Take the listing from its first line through the line that contains "const voltTailV = [0,100,25,-20,5,0,0];" and please retype those lines exactly, leaving out the pictures.

------------------------------------------------

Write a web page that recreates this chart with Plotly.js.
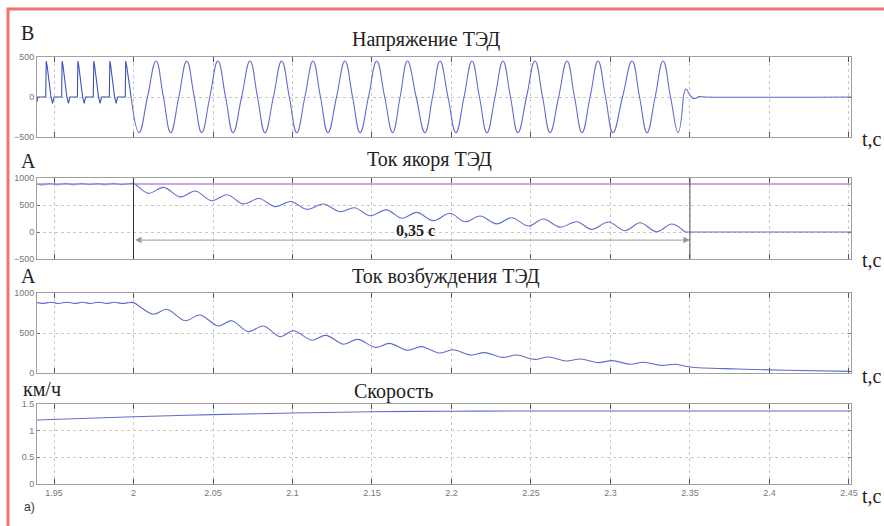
<!DOCTYPE html>
<html>
<head>
<meta charset="utf-8">
<script src="https://cdn.plot.ly/plotly-3.0.1.min.js"></script>
<style>html,body{margin:0;padding:0;background:#fff;}#chart{width:884px;height:526px;}</style>
</head>
<body>
<div id="chart"></div>
<script>
// ---------- DATA ----------
// Panel 1: voltage (В) — rectifier pulses before t = 2.0 s
const voltPulseT = [1.9393,1.9398,1.9405,1.9448,1.9451,1.9456,1.9481,1.9491,1.9500,1.9548,1.9551,1.9556,1.9581,1.9591,1.9600,
  1.9647,1.9650,1.9655,1.9680,1.9690,1.9699,1.9747,1.9750,1.9755,1.9780,1.9790,1.9799,1.9848,1.9851,1.9856,1.9881,1.9891,1.9900,
  1.9948,1.9951,1.9956,1.9985];
const voltPulseV = [-60,0,0,0,450,400,0,-80,0,0,450,400,0,-80,0,
  0,450,400,0,-80,0,0,450,400,0,-80,0,0,450,400,0,-80,0,
  0,450,400,0];
// Panel 1: voltage — inverter sine after t = 2.0 s (extrema and zero crossings)
const voltSineT = [1.9985,2.0035,2.0088,2.0142,2.0188,2.0234,2.0285,2.0335,2.0382,2.0429,2.0480,2.0531,2.0579,2.0626,2.0680,2.0733,
  2.0780,2.0827,2.0880,2.0932,2.0980,2.1027,2.1078,2.1129,2.1176,2.1223,2.1277,2.1330,2.1378,2.1425,2.1478,2.1530,
  2.1580,2.1630,2.1677,2.1723,2.1778,2.1833,2.1881,2.1928,2.1978,2.2028,2.2079,2.2129,2.2176,2.2223,2.2274,2.2324,
  2.2371,2.2418,2.2472,2.2525,2.2573,2.2620,2.2674,2.2727,2.2774,2.2821,2.2872,2.2922,2.2969,2.3016,2.3076,2.3136,
  2.3183,2.3230,2.3281,2.3331,2.3378,2.3425,2.3458];
const voltSineV = [0,-445,0,450,0,-445,0,450,0,-445,0,450,0,-445,0,450,
  0,-445,0,450,0,-445,0,450,0,-445,0,450,0,-445,0,450,
  0,-445,0,450,0,-445,0,450,0,-445,0,450,0,-445,0,450,
  0,-445,0,450,0,-445,0,450,0,-445,0,450,0,-445,0,450,
  0,-445,0,450,0,-445,0];
const voltTailT = [2.3458,2.3475,2.3500,2.3522,2.3560,2.3600,2.4513];
const voltTailV = [0,100,25,-20,5,0,0];

// Panel 2: armature current (А)
const armT = [1.9393,1.9425,1.9475,1.9525,1.9575,1.9625,1.9675,1.9725,1.9775,1.9825,1.9875,1.9925,1.9975,2.0000,
  2.0093,2.0190,2.0293,2.0390,2.0490,2.0590,2.0690,2.0790,2.0890,2.0990,2.1090,2.1194,2.1300,2.1390,2.1490,2.1590,
  2.1690,2.1781,2.1886,2.1991,2.2085,2.2180,2.2285,2.2379,2.2484,2.2578,2.2683,2.2788,2.2882,2.2987,2.3092,2.3186,
  2.3291,2.3386,2.3469];
const armV = [885,872,898,876,900,874,901,876,899,875,901,877,898,900,
  716,827,650,760,580,690,520,620,470,565,420,518,376,450,300,410,
  254,364,210,346,190,296,150,265,111,241,90,191,49,185,24,170,
  5,148,0];
const armTailT = [2.3469,2.4513];
const armTailV = [0,0];
const armRefT = [1.9393,2.4513];
const armRefV = [890,890];

// Panel 3: excitation current (А)
const excT = [1.9393,1.9430,1.9480,1.9530,1.9580,1.9630,1.9680,1.9730,1.9780,1.9830,1.9880,1.9930,1.9980,2.0000,
  2.0125,2.0209,2.0324,2.0418,2.0533,2.0618,2.0722,2.0817,2.0922,2.1006,2.1122,2.1210,2.1322,2.1410,2.1522,2.1610,
  2.1722,2.1810,2.1922,2.2010,2.2122,2.2210,2.2322,2.2410,2.2522,2.2610,2.2722,2.2810,2.2922,2.3010,2.3122,2.3210,
  2.3322,2.3410,2.3500,2.3800,2.4100,2.4513];
const excV = [880,870,884,869,885,870,884,869,885,870,884,870,882,880,
  734,796,654,725,588,654,517,588,454,529,410,470,360,420,320,370,
  285,330,250,290,225,255,195,225,170,200,150,175,130,155,110,135,
  95,110,75,50,35,20];

// Panel 4: speed (км/ч)
const speedT = [1.9393,2.0000,2.0500,2.1000,2.1500,2.2000,2.2500,2.4513];
const speedV = [1.20,1.26,1.30,1.33,1.355,1.365,1.37,1.37];

// Axis ticks / labels
const xRange = [1.9393,2.4513];
const xTick0 = 1.95, xDtick = 0.05;
const panelTitles = ['Напряжение ТЭД','Ток якоря ТЭД','Ток возбуждения ТЭД','Скорость'];
const unitLabels = ['В','А','А','км/ч'];
const timeLabel = 't,c';
const intervalStart = 2.0, intervalEnd = 2.35;
const intervalText = '0,35 с';

// ---------- LAYOUT ----------
const W = 884, H = 526, ML = 37, MR = 33;
const PW = W - ML - MR;
const px = x => (x - ML) / PW;
const py = y => 1 - y / H;
const dom = (top, bot) => [py(bot), py(top)];

const blue = '#5f6ecb';
const serif = 'Liberation Serif, Times New Roman, serif';
const sans = 'Liberation Sans, Arial, sans-serif';

function xa(anchor, labels) {
  return {
    anchor: anchor, range: xRange, tick0: xTick0, dtick: xDtick,
    showgrid: true, gridcolor: '#c8c8c8', griddash: 'dot', gridwidth: 1,
    zeroline: false, showline: true, linecolor: '#a0a0a0', linewidth: 1, mirror: 'ticks',
    ticks: 'inside', ticklen: 5, tickcolor: '#555', tickwidth: 1,
    showticklabels: labels, tickfont: {family: sans, size: 9, color: '#777'}
  };
}
function ya(anchor, domain, range, dtick) {
  return {
    anchor: anchor, domain: domain, range: range, dtick: dtick,
    showgrid: true, gridcolor: '#c8c8c8', griddash: 'dot', gridwidth: 1,
    zeroline: false, showline: true, linecolor: '#a0a0a0', linewidth: 1, mirror: 'ticks',
    ticks: 'inside', ticklen: 3, tickcolor: '#777',
    tickfont: {family: sans, size: 9, color: '#777'}
  };
}

const traces = [
  {x: voltPulseT, y: voltPulseV, xaxis: 'x', yaxis: 'y', mode: 'lines', line: {color: '#3f4fbc', width: 1.1}},
  {x: voltSineT, y: voltSineV, xaxis: 'x', yaxis: 'y', mode: 'lines', line: {color: blue, width: 1.1, shape: 'spline', smoothing: 1.25}},
  {x: voltTailT, y: voltTailV, xaxis: 'x', yaxis: 'y', mode: 'lines', line: {color: blue, width: 1.1, shape: 'spline'}},
  {x: armT, y: armV, xaxis: 'x2', yaxis: 'y2', mode: 'lines', line: {color: blue, width: 1.1, shape: 'spline'}},
  {x: armTailT, y: armTailV, xaxis: 'x2', yaxis: 'y2', mode: 'lines', line: {color: blue, width: 1.1}},
  {x: armRefT, y: armRefV, xaxis: 'x2', yaxis: 'y2', mode: 'lines', line: {color: '#b48cd6', width: 1.4}},
  {x: excT, y: excV, xaxis: 'x3', yaxis: 'y3', mode: 'lines', line: {color: blue, width: 1.1, shape: 'spline'}},
  {x: speedT, y: speedV, xaxis: 'x4', yaxis: 'y4', mode: 'lines', line: {color: blue, width: 1.1, shape: 'spline'}}
];

const txt = (t, x, y, opts) => Object.assign({
  text: t, xref: 'paper', yref: 'paper', x: px(x), y: py(y), showarrow: false,
  xanchor: 'center', yanchor: 'middle', font: {family: serif, size: 20, color: '#222'}
}, opts || {});

const annotations = [
  txt(unitLabels[0], 19, 33, {xanchor: 'left'}),
  txt(panelTitles[0], 426, 40),
  txt(unitLabels[1], 19, 161, {xanchor: 'left'}),
  txt(panelTitles[1], 429, 160),
  txt(unitLabels[2], 19, 276, {xanchor: 'left'}),
  txt(panelTitles[2], 446, 276),
  txt(unitLabels[3], 21, 389, {xanchor: 'left'}),
  txt(panelTitles[3], 393, 391),
  txt(timeLabel, 860, 139, {xanchor: 'left'}),
  txt(timeLabel, 860, 260, {xanchor: 'left'}),
  txt(timeLabel, 860, 376, {xanchor: 'left'}),
  txt(timeLabel, 860, 496, {xanchor: 'left'}),
  txt('а)', 22, 507, {xanchor: 'left', font: {family: sans, size: 12, color: '#333'}}),
  txt('<b>' + intervalText + '</b>', 415, 230, {font: {family: serif, size: 16, color: '#222'}}),
  {xref: 'x2', yref: 'y2', x: intervalEnd, y: -150, axref: 'x2', ayref: 'y2', ax: intervalStart, ay: -150,
   text: '', showarrow: true, arrowside: 'end+start', arrowhead: 2, arrowsize: 1.3, arrowwidth: 1, arrowcolor: '#999'}
];

const shapes = [
  {type: 'line', xref: 'x2', yref: 'y2 domain', x0: intervalStart, x1: intervalStart, y0: 0, y1: 1, line: {color: '#333', width: 1}},
  {type: 'line', xref: 'x2', yref: 'y2 domain', x0: intervalEnd, x1: intervalEnd, y0: 0, y1: 1, line: {color: '#555', width: 1}},
  {type: 'rect', xref: 'paper', yref: 'paper', x0: px(8), x1: px(905), y0: py(545), y1: py(9),
   line: {color: '#f07272', width: 3}, fillcolor: 'rgba(0,0,0,0)'}
];

const layout = {
  width: W, height: H, margin: {l: ML, r: MR, t: 0, b: 0, pad: 0},
  paper_bgcolor: '#fff', plot_bgcolor: '#fff', showlegend: false,
  xaxis: xa('y', false), yaxis: ya('x', dom(57, 137), [-500, 500], 500),
  xaxis2: xa('y2', false), yaxis2: ya('x2', dom(178, 259), [-500, 1000], 500),
  xaxis3: xa('y3', false), yaxis3: ya('x3', dom(293, 373), [0, 1000], 500),
  xaxis4: xa('y4', true), yaxis4: ya('x4', dom(404, 484), [0, 1.5], 0.5),
  annotations: annotations, shapes: shapes
};

Plotly.newPlot('chart', traces, layout, {displayModeBar: false, staticPlot: true});
</script>
</body>
</html>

------------------------------------------------

> _Exercise answer_
Write a web page that recreates this chart with Plotly.js.
<!DOCTYPE html>
<html>
<head>
<meta charset="utf-8">
<script src="https://cdn.plot.ly/plotly-3.0.1.min.js"></script>
<style>html,body{margin:0;padding:0;background:#fff;}#chart{width:884px;height:526px;}</style>
</head>
<body>
<div id="chart"></div>
<script>
// ---------- DATA ----------
// Panel 1: voltage (В) — rectifier pulses before t = 2.0 s
const voltPulseT = [1.9393,1.9398,1.9405,1.9448,1.9451,1.9456,1.9481,1.9491,1.9500,1.9548,1.9551,1.9556,1.9581,1.9591,1.9600,
  1.9647,1.9650,1.9655,1.9680,1.9690,1.9699,1.9747,1.9750,1.9755,1.9780,1.9790,1.9799,1.9848,1.9851,1.9856,1.9881,1.9891,1.9900,
  1.9948,1.9951,1.9956,1.9985];
const voltPulseV = [-60,0,0,0,450,400,0,-80,0,0,450,400,0,-80,0,
  0,450,400,0,-80,0,0,450,400,0,-80,0,0,450,400,0,-80,0,
  0,450,400,0];
// Panel 1: voltage — inverter sine after t = 2.0 s (extrema and zero crossings)
const voltSineT = [1.9985,2.0035,2.0088,2.0142,2.0188,2.0234,2.0285,2.0335,2.0382,2.0429,2.0480,2.0531,2.0579,2.0626,2.0680,2.0733,
  2.0780,2.0827,2.0880,2.0932,2.0980,2.1027,2.1078,2.1129,2.1176,2.1223,2.1277,2.1330,2.1378,2.1425,2.1478,2.1530,
  2.1580,2.1630,2.1677,2.1723,2.1778,2.1833,2.1881,2.1928,2.1978,2.2028,2.2079,2.2129,2.2176,2.2223,2.2274,2.2324,
  2.2371,2.2418,2.2472,2.2525,2.2573,2.2620,2.2674,2.2727,2.2774,2.2821,2.2872,2.2922,2.2969,2.3016,2.3076,2.3136,
  2.3183,2.3230,2.3281,2.3331,2.3378,2.3425,2.3458];
const voltSineV = [0,-445,0,450,0,-445,0,450,0,-445,0,450,0,-445,0,450,
  0,-445,0,450,0,-445,0,450,0,-445,0,450,0,-445,0,450,
  0,-445,0,450,0,-445,0,450,0,-445,0,450,0,-445,0,450,
  0,-445,0,450,0,-445,0,450,0,-445,0,450,0,-445,0,450,
  0,-445,0,450,0,-445,0];
const voltTailT = [2.3458,2.3475,2.3500,2.3522,2.3560,2.3600,2.4513];
const voltTailV = [0,100,25,-20,5,0,0];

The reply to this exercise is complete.